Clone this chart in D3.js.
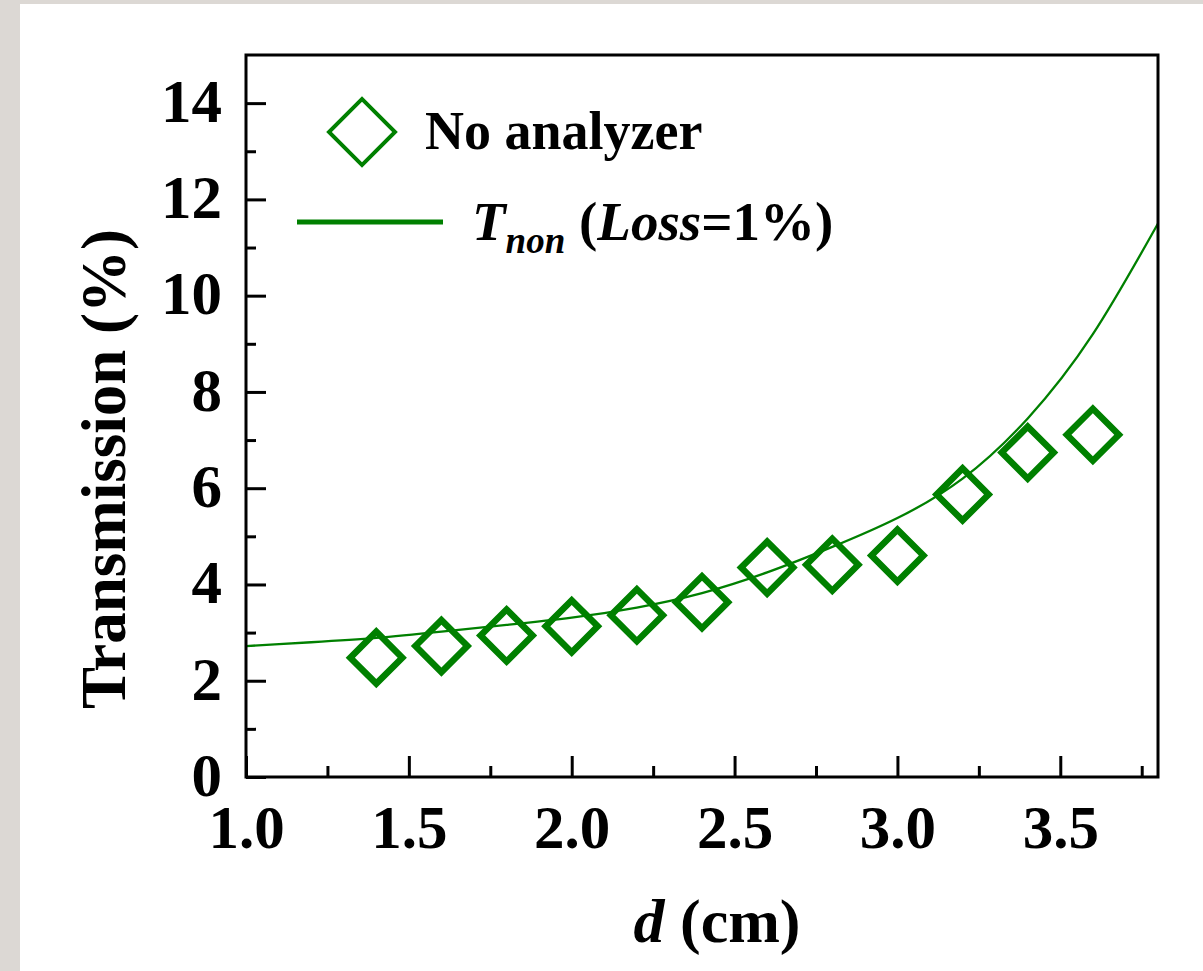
<!DOCTYPE html>
<meta charset="utf-8">
<style>
body { margin: 0; background: #dcd8d4; }
svg { display: block; }
text { font-family: "Liberation Serif", "Times New Roman", serif; font-weight: bold; fill: #000; }
.axis path { display: none; }
.axis line { stroke: #000; stroke-width: 3px; }
.axis text { font-size: 61px; }
</style>
<svg width="1203" height="971"></svg>
<script src="https://d3js.org/d3.v7.min.js"></script>
<script>

// measured points: No analyzer
var dVals = [1.4, 1.6, 1.8, 2.0, 2.2, 2.4, 2.6, 2.8, 3.0, 3.2, 3.4, 3.6];
var tVals = [2.48, 2.72, 2.94, 3.13, 3.36, 3.63, 4.35, 4.41, 4.6, 5.87, 6.74, 7.11];

// T_non (Loss=1%) curve
var curveD = [1.0, 1.2, 1.4, 1.6, 1.8, 2.0, 2.2, 2.4, 2.6, 2.8, 3.0, 3.2, 3.4, 3.6, 3.8];
var curveT = [2.72, 2.8, 2.89, 3.02, 3.16, 3.31, 3.52, 3.82, 4.25, 4.78, 5.38, 6.2, 7.45, 9.2, 11.5];

var xTicks = [1.0, 1.5, 2.0, 2.5, 3.0, 3.5];
var xMinor = [1.25, 1.75, 2.25, 2.75, 3.25, 3.75];
var yTicks = [0, 2, 4, 6, 8, 10, 12, 14];
var yMinor = [1, 3, 5, 7, 9, 11, 13];

var green = "#008000";

var svg = d3.select("svg");

// white sheet, gray strip left and top
svg.append("rect")
    .attr("x", 20).attr("y", 4)
    .attr("width", 1183).attr("height", 967)
    .attr("fill", "#fff");

var pLeft = 246, pRight = 1158, pTop = 55, pBottom = 777;

var x = d3.scaleLinear().domain([1.0, 3.8]).range([pLeft, pRight]);
var y = d3.scaleLinear().domain([0, 15]).range([pBottom, pTop]);

svg.append("clipPath").attr("id", "clip")
  .append("rect")
    .attr("x", pLeft).attr("y", pTop)
    .attr("width", pRight - pLeft).attr("height", pBottom - pTop);

// curve
var line = d3.line()
    .x(function(d, i) { return x(curveD[i]); })
    .y(function(d) { return y(d); })
    .curve(d3.curveNatural);

svg.append("path")
    .datum(curveT)
    .attr("clip-path", "url(#clip)")
    .attr("fill", "none")
    .attr("stroke", green)
    .attr("stroke-width", 2.3)
    .attr("d", line);

// markers
var diamond = d3.symbol().type(d3.symbolSquare).size(1352);

svg.append("g")
  .selectAll("path")
  .data(tVals)
  .enter().append("path")
    .attr("d", diamond)
    .attr("transform", function(d, i) {
      return "translate(" + x(dVals[i]) + "," + y(d) + ") rotate(45)";
    })
    .attr("fill", "none")
    .attr("stroke", green)
    .attr("stroke-width", 6.5);

// axes, ticks pointing inward
var xAxis = svg.append("g")
    .attr("class", "axis")
    .attr("transform", "translate(0," + pBottom + ")")
    .call(d3.axisBottom(x).tickValues(xTicks).tickSize(-21).tickPadding(28)
      .tickFormat(d3.format(".1f")));
xAxis.selectAll("text").attr("dy", "0.71em");

svg.append("g")
    .attr("class", "axis")
    .attr("transform", "translate(0," + pBottom + ")")
    .call(d3.axisBottom(x).tickValues(xMinor).tickSize(-11).tickFormat(""));

var yAxis = svg.append("g")
    .attr("class", "axis")
    .attr("transform", "translate(" + pLeft + ",0)")
    .call(d3.axisLeft(y).tickValues(yTicks).tickSize(-20).tickPadding(24)
      .tickFormat(d3.format("d")));
yAxis.selectAll("text").attr("dy", "0.3em");

svg.append("g")
    .attr("class", "axis")
    .attr("transform", "translate(" + pLeft + ",0)")
    .call(d3.axisLeft(y).tickValues(yMinor).tickSize(-10).tickFormat(""));

// frame
svg.append("rect")
    .attr("x", pLeft).attr("y", pTop)
    .attr("width", pRight - pLeft).attr("height", pBottom - pTop)
    .attr("fill", "none")
    .attr("stroke", "#000")
    .attr("stroke-width", 3);

// axis titles
svg.append("text")
    .attr("transform", "translate(125,469) rotate(-90)")
    .attr("text-anchor", "middle")
    .style("font-size", "63px")
    .text("Transmission (%)");

var xt = svg.append("text")
    .attr("x", 717).attr("y", 942)
    .attr("text-anchor", "middle")
    .style("font-size", "62px");
xt.append("tspan").style("font-style", "italic").text("d");
xt.append("tspan").text(" (cm)");

// legend
svg.append("path")
    .attr("d", d3.symbol().type(d3.symbolSquare).size(2178))
    .attr("transform", "translate(362,132) rotate(45)")
    .attr("fill", "none")
    .attr("stroke", green)
    .attr("stroke-width", 4);

svg.append("text")
    .attr("x", 425).attr("y", 149)
    .style("font-size", "54px")
    .text("No analyzer");

svg.append("line")
    .attr("x1", 297).attr("x2", 443)
    .attr("y1", 222).attr("y2", 222)
    .attr("stroke", green)
    .attr("stroke-width", 5);

var lt = svg.append("text")
    .attr("x", 472).attr("y", 240)
    .style("font-size", "55px");
lt.append("tspan").style("font-style", "italic").text("T");
lt.append("tspan").style("font-style", "italic").style("font-size", "37px")
    .attr("dy", 13).text("non");
lt.append("tspan").attr("dy", -13).text(" (");
lt.append("tspan").style("font-style", "italic").text("Loss");
lt.append("tspan").text("=1%)");

</script>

» Short task: Copy each line in full and exactly, omitting any picture.

» Final result:
Clone this chart in D3.js.
<!DOCTYPE html>
<meta charset="utf-8">
<style>
body { margin: 0; background: #dcd8d4; }
svg { display: block; }
text { font-family: "Liberation Serif", "Times New Roman", serif; font-weight: bold; fill: #000; }
.axis path { display: none; }
.axis line { stroke: #000; stroke-width: 3px; }
.axis text { font-size: 61px; }
</style>
<svg width="1203" height="971"></svg>
<script src="https://d3js.org/d3.v7.min.js"></script>
<script>

// measured points: No analyzer
var dVals = [1.4, 1.6, 1.8, 2.0, 2.2, 2.4, 2.6, 2.8, 3.0, 3.2, 3.4, 3.6];
var tVals = [2.48, 2.72, 2.94, 3.13, 3.36, 3.63, 4.35, 4.41, 4.6, 5.87, 6.74, 7.11];

// T_non (Loss=1%) curve
var curveD = [1.0, 1.2, 1.4, 1.6, 1.8, 2.0, 2.2, 2.4, 2.6, 2.8, 3.0, 3.2, 3.4, 3.6, 3.8];
var curveT = [2.72, 2.8, 2.89, 3.02, 3.16, 3.31, 3.52, 3.82, 4.25, 4.78, 5.38, 6.2, 7.45, 9.2, 11.5];

var xTicks = [1.0, 1.5, 2.0, 2.5, 3.0, 3.5];
var xMinor = [1.25, 1.75, 2.25, 2.75, 3.25, 3.75];
var yTicks = [0, 2, 4, 6, 8, 10, 12, 14];
var yMinor = [1, 3, 5, 7, 9, 11, 13];

var green = "#008000";

var svg = d3.select("svg");

// white sheet, gray strip left and top
svg.append("rect")
    .attr("x", 20).attr("y", 4)
    .attr("width", 1183).attr("height", 967)
    .attr("fill", "#fff");

var pLeft = 246, pRight = 1158, pTop = 55, pBottom = 777;

var x = d3.scaleLinear().domain([1.0, 3.8]).range([pLeft, pRight]);
var y = d3.scaleLinear().domain([0, 15]).range([pBottom, pTop]);

svg.append("clipPath").attr("id", "clip")
  .append("rect")
    .attr("x", pLeft).attr("y", pTop)
    .attr("width", pRight - pLeft).attr("height", pBottom - pTop);

// curve
var line = d3.line()
    .x(function(d, i) { return x(curveD[i]); })
    .y(function(d) { return y(d); })
    .curve(d3.curveNatural);

svg.append("path")
    .datum(curveT)
    .attr("clip-path", "url(#clip)")
    .attr("fill", "none")
    .attr("stroke", green)
    .attr("stroke-width", 2.3)
    .attr("d", line);

// markers
var diamond = d3.symbol().type(d3.symbolSquare).size(1352);

svg.append("g")
  .selectAll("path")
  .data(tVals)
  .enter().append("path")
    .attr("d", diamond)
    .attr("transform", function(d, i) {
      return "translate(" + x(dVals[i]) + "," + y(d) + ") rotate(45)";
    })
    .attr("fill", "none")
    .attr("stroke", green)
    .attr("stroke-width", 6.5);

// axes, ticks pointing inward
var xAxis = svg.append("g")
    .attr("class", "axis")
    .attr("transform", "translate(0," + pBottom + ")")
    .call(d3.axisBottom(x).tickValues(xTicks).tickSize(-21).tickPadding(28)
      .tickFormat(d3.format(".1f")));
xAxis.selectAll("text").attr("dy", "0.71em");

svg.append("g")
    .attr("class", "axis")
    .attr("transform", "translate(0," + pBottom + ")")
    .call(d3.axisBottom(x).tickValues(xMinor).tickSize(-11).tickFormat(""));

var yAxis = svg.append("g")
    .attr("class", "axis")
    .attr("transform", "translate(" + pLeft + ",0)")
    .call(d3.axisLeft(y).tickValues(yTicks).tickSize(-20).tickPadding(24)
      .tickFormat(d3.format("d")));
yAxis.selectAll("text").attr("dy", "0.3em");

svg.append("g")
    .attr("class", "axis")
    .attr("transform", "translate(" + pLeft + ",0)")
    .call(d3.axisLeft(y).tickValues(yMinor).tickSize(-10).tickFormat(""));

// frame
svg.append("rect")
    .attr("x", pLeft).attr("y", pTop)
    .attr("width", pRight - pLeft).attr("height", pBottom - pTop)
    .attr("fill", "none")
    .attr("stroke", "#000")
    .attr("stroke-width", 3);

// axis titles
svg.append("text")
    .attr("transform", "translate(125,469) rotate(-90)")
    .attr("text-anchor", "middle")
    .style("font-size", "63px")
    .text("Transmission (%)");

var xt = svg.append("text")
    .attr("x", 717).attr("y", 942)
    .attr("text-anchor", "middle")
    .style("font-size", "62px");
xt.append("tspan").style("font-style", "italic").text("d");
xt.append("tspan").text(" (cm)");

// legend
svg.append("path")
    .attr("d", d3.symbol().type(d3.symbolSquare).size(2178))
    .attr("transform", "translate(362,132) rotate(45)")
    .attr("fill", "none")
    .attr("stroke", green)
    .attr("stroke-width", 4);

svg.append("text")
    .attr("x", 425).attr("y", 149)
    .style("font-size", "54px")
    .text("No analyzer");

svg.append("line")
    .attr("x1", 297).attr("x2", 443)
    .attr("y1", 222).attr("y2", 222)
    .attr("stroke", green)
    .attr("stroke-width", 5);

var lt = svg.append("text")
    .attr("x", 472).attr("y", 240)
    .style("font-size", "55px");
lt.append("tspan").style("font-style", "italic").text("T");
lt.append("tspan").style("font-style", "italic").style("font-size", "37px")
    .attr("dy", 13).text("non");
lt.append("tspan").attr("dy", -13).text(" (");
lt.append("tspan").style("font-style", "italic").text("Loss");
lt.append("tspan").text("=1%)");

</script>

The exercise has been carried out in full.